◆ Set exercise ◆
Write the lines out again, from the top of the material to the line containing "Contributions as at", pictures excluded.

───── Collected data

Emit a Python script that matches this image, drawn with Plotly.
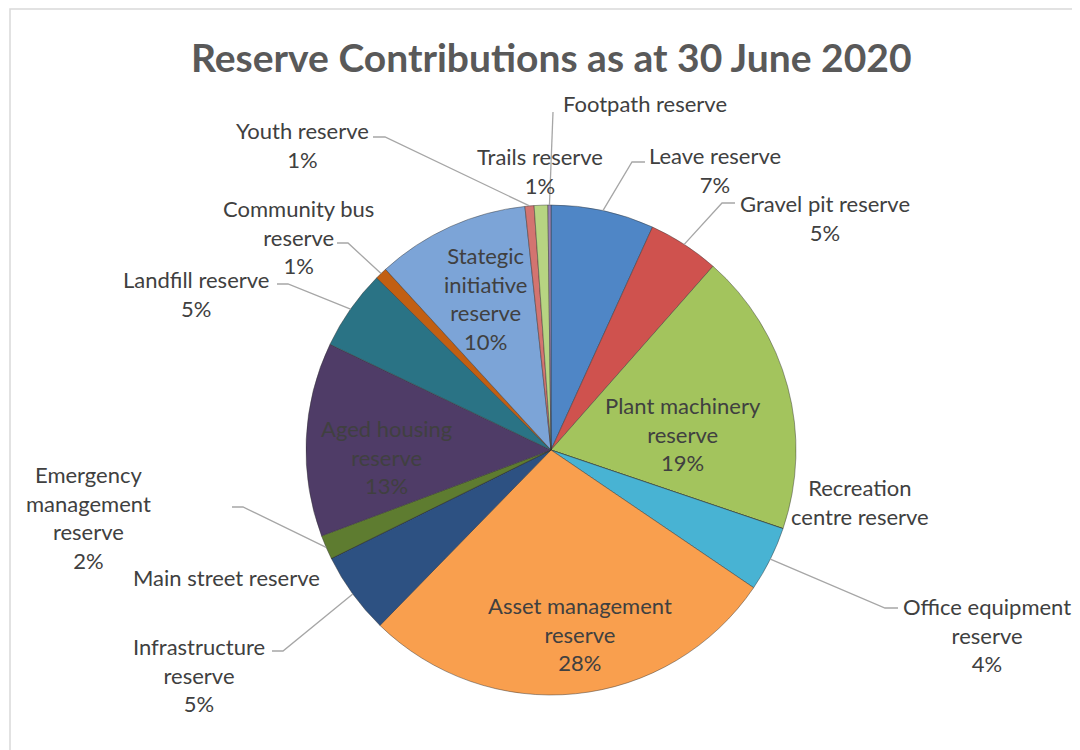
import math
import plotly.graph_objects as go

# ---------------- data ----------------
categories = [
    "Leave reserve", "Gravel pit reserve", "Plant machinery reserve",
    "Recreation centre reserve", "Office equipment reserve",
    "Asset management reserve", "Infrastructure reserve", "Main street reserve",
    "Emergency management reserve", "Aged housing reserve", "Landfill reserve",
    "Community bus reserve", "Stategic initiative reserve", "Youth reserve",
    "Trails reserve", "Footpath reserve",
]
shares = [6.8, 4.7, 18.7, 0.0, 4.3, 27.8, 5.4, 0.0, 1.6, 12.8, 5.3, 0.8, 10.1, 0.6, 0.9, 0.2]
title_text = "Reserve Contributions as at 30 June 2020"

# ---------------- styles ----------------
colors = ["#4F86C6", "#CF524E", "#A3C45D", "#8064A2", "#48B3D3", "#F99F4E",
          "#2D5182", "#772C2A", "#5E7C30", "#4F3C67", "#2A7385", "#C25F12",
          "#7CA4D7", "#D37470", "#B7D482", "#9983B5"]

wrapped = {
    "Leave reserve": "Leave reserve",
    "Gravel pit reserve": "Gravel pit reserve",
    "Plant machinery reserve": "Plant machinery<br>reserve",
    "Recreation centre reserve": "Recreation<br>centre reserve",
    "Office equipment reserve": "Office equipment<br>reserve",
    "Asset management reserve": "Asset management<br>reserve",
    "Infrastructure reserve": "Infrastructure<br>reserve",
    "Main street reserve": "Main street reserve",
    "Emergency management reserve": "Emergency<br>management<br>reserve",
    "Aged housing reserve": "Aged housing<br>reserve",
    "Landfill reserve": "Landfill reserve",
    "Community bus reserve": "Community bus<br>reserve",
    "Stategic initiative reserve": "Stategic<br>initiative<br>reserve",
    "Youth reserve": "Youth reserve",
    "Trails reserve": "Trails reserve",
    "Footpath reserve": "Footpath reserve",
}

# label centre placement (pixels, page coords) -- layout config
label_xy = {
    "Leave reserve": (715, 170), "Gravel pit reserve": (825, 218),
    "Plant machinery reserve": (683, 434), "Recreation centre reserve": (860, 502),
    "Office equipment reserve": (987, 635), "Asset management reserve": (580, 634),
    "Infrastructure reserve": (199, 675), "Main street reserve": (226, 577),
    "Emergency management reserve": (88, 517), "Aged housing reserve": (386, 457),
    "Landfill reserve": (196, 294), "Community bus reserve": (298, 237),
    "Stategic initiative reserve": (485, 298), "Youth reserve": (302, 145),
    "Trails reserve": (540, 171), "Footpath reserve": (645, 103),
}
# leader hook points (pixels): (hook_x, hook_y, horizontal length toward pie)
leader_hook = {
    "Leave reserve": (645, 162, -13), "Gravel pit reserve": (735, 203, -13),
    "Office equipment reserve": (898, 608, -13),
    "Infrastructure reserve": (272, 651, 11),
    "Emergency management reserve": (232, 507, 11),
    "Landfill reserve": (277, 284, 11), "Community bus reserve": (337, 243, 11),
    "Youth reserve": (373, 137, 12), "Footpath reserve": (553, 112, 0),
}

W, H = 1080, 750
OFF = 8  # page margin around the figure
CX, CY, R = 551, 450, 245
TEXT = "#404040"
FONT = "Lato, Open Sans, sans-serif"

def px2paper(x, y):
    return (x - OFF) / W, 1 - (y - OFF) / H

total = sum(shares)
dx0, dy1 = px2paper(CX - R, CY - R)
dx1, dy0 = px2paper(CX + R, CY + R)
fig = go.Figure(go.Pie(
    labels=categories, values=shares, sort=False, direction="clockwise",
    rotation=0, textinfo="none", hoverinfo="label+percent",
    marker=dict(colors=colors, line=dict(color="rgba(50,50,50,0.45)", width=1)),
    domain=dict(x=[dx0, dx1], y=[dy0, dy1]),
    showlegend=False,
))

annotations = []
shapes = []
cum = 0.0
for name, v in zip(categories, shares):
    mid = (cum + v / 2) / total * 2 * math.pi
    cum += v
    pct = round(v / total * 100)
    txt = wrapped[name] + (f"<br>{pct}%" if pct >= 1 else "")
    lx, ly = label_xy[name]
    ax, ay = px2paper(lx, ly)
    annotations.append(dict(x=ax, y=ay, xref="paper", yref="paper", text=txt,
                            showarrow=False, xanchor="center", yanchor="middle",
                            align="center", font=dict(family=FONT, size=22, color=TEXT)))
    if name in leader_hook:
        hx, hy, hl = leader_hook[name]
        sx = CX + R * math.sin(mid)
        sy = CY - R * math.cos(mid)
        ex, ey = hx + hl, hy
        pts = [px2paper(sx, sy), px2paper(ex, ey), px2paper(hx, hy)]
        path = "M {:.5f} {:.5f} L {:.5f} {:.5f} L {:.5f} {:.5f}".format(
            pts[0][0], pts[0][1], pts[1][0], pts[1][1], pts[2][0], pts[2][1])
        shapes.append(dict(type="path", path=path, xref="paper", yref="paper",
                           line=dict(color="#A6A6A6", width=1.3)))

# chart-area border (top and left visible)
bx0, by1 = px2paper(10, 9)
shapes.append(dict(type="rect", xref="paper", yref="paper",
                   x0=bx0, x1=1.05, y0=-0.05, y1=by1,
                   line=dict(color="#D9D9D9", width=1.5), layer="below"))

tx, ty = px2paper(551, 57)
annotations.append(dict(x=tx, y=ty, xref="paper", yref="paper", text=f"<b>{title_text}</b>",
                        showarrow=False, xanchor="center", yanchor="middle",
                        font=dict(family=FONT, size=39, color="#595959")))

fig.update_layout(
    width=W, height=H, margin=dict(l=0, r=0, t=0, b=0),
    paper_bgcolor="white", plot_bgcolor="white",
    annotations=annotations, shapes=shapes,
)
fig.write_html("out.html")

──────────

◆ Output ◆
Emit a Python script that matches this image, drawn with Plotly.
import math
import plotly.graph_objects as go

# ---------------- data ----------------
categories = [
    "Leave reserve", "Gravel pit reserve", "Plant machinery reserve",
    "Recreation centre reserve", "Office equipment reserve",
    "Asset management reserve", "Infrastructure reserve", "Main street reserve",
    "Emergency management reserve", "Aged housing reserve", "Landfill reserve",
    "Community bus reserve", "Stategic initiative reserve", "Youth reserve",
    "Trails reserve", "Footpath reserve",
]
shares = [6.8, 4.7, 18.7, 0.0, 4.3, 27.8, 5.4, 0.0, 1.6, 12.8, 5.3, 0.8, 10.1, 0.6, 0.9, 0.2]
title_text = "Reserve Contributions as at 30 June 2020"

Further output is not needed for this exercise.